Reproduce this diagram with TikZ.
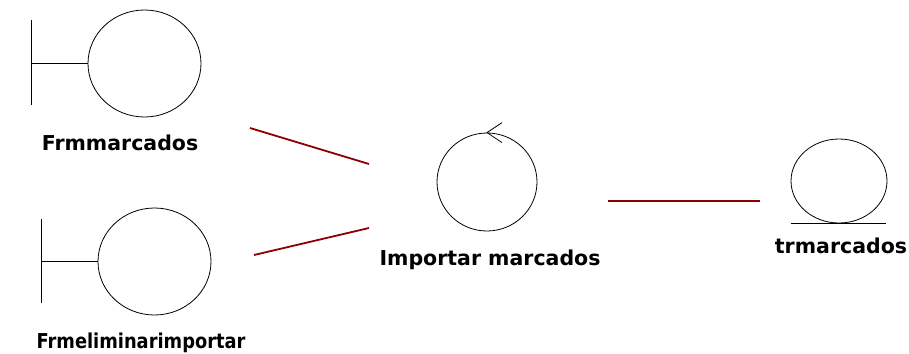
\documentclass[tikz,border=0pt]{standalone}
\usepackage{fontspec}
\setmainfont{DejaVu Sans}
\usetikzlibrary{arrows.meta,positioning,shapes.geometric}
\definecolor{linkred}{RGB}{140,0,0}

\begin{document}
\begin{tikzpicture}[x=1pt,y=-1pt,
obj/.style={draw,ellipse,inner sep=0pt,line width=0.8pt},
lbl/.style={font=\fontsize{20.5}{24}\selectfont\bfseries,anchor=base,inner sep=0pt},
link/.style={draw=linkred,line width=1.8pt}]
\useasboundingbox (0,0) rectangle (909,353);
% boundary objects
\node[obj,minimum width=113pt,minimum height=107pt] (frm1) at (144.5,63.5) {};
\draw[line width=0.8pt] (frm1.west) -- ++(-56,0) coordinate (frm1bar);
\draw[line width=0.8pt] ([yshift=-41pt]frm1bar) -- ([yshift=43pt]frm1bar);
\node[lbl] (frm1lbl) at (120,150) {Frmmarcados};
\node[obj,minimum width=113pt,minimum height=107pt] (frm2) at (154.5,261.5) {};
\draw[line width=0.8pt] (frm2.west) -- ++(-56,0) coordinate (frm2bar);
\draw[line width=0.8pt] ([yshift=-41pt]frm2bar) -- ([yshift=43pt]frm2bar);
\node[lbl] (frm2lbl) at (141,348) {\scalebox{0.87}[1]{Frmeliminarimportar}};
% control object
\node[obj,minimum width=100pt,minimum height=98pt] (ctl) at (487,182) {};
\draw[line width=0.8pt] ([shift={(15pt,10pt)}]ctl.north) -- (ctl.north) -- ([shift={(15pt,-10pt)}]ctl.north);
\node[lbl] (ctllbl) at (490,265) {Importar marcados};
% entity object
\node[obj,minimum width=96pt,minimum height=84pt] (ent) at (839,181) {};
\draw[line width=0.8pt] ([xshift=-48pt]ent.south) -- ([xshift=47pt]ent.south);
\node[lbl] (entlbl) at (841,253) {trmarcados};
% links
\coordinate (l1a) at (250,128);
\coordinate (l1b) at (369,164);
\coordinate (l2a) at (254,255);
\coordinate (l2b) at (369,228);
\coordinate (l3a) at (608,201);
\coordinate (l3b) at (760,201);
\draw[link] (l1a) -- (l1b);
\draw[link] (l2a) -- (l2b);
\draw[link] (l3a) -- (l3b);
\end{tikzpicture}
\end{document}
-- -- --
Copy out all the data without changing anything, and drop the pictures.

Reproduce this diagram with TikZ.
\documentclass[tikz,border=0pt]{standalone}
\usepackage{fontspec}
\setmainfont{DejaVu Sans}
\usetikzlibrary{arrows.meta,positioning,shapes.geometric}
\definecolor{linkred}{RGB}{140,0,0}

\begin{document}
\begin{tikzpicture}[x=1pt,y=-1pt,
obj/.style={draw,ellipse,inner sep=0pt,line width=0.8pt},
lbl/.style={font=\fontsize{20.5}{24}\selectfont\bfseries,anchor=base,inner sep=0pt},
link/.style={draw=linkred,line width=1.8pt}]
\useasboundingbox (0,0) rectangle (909,353);
% boundary objects
\node[obj,minimum width=113pt,minimum height=107pt] (frm1) at (144.5,63.5) {};
\draw[line width=0.8pt] (frm1.west) -- ++(-56,0) coordinate (frm1bar);
\draw[line width=0.8pt] ([yshift=-41pt]frm1bar) -- ([yshift=43pt]frm1bar);
\node[lbl] (frm1lbl) at (120,150) {Frmmarcados};
\node[obj,minimum width=113pt,minimum height=107pt] (frm2) at (154.5,261.5) {};
\draw[line width=0.8pt] (frm2.west) -- ++(-56,0) coordinate (frm2bar);
\draw[line width=0.8pt] ([yshift=-41pt]frm2bar) -- ([yshift=43pt]frm2bar);
\node[lbl] (frm2lbl) at (141,348) {\scalebox{0.87}[1]{Frmeliminarimportar}};
% control object
\node[obj,minimum width=100pt,minimum height=98pt] (ctl) at (487,182) {};
\draw[line width=0.8pt] ([shift={(15pt,10pt)}]ctl.north) -- (ctl.north) -- ([shift={(15pt,-10pt)}]ctl.north);
\node[lbl] (ctllbl) at (490,265) {Importar marcados};
% entity object
\node[obj,minimum width=96pt,minimum height=84pt] (ent) at (839,181) {};
\draw[line width=0.8pt] ([xshift=-48pt]ent.south) -- ([xshift=47pt]ent.south);
\node[lbl] (entlbl) at (841,253) {trmarcados};
% links
\coordinate (l1a) at (250,128);
\coordinate (l1b) at (369,164);
\coordinate (l2a) at (254,255);
\coordinate (l2b) at (369,228);
\coordinate (l3a) at (608,201);
\coordinate (l3b) at (760,201);
\draw[link] (l1a) -- (l1b);
\draw[link] (l2a) -- (l2b);
\draw[link] (l3a) -- (l3b);
\end{tikzpicture}
\end{document}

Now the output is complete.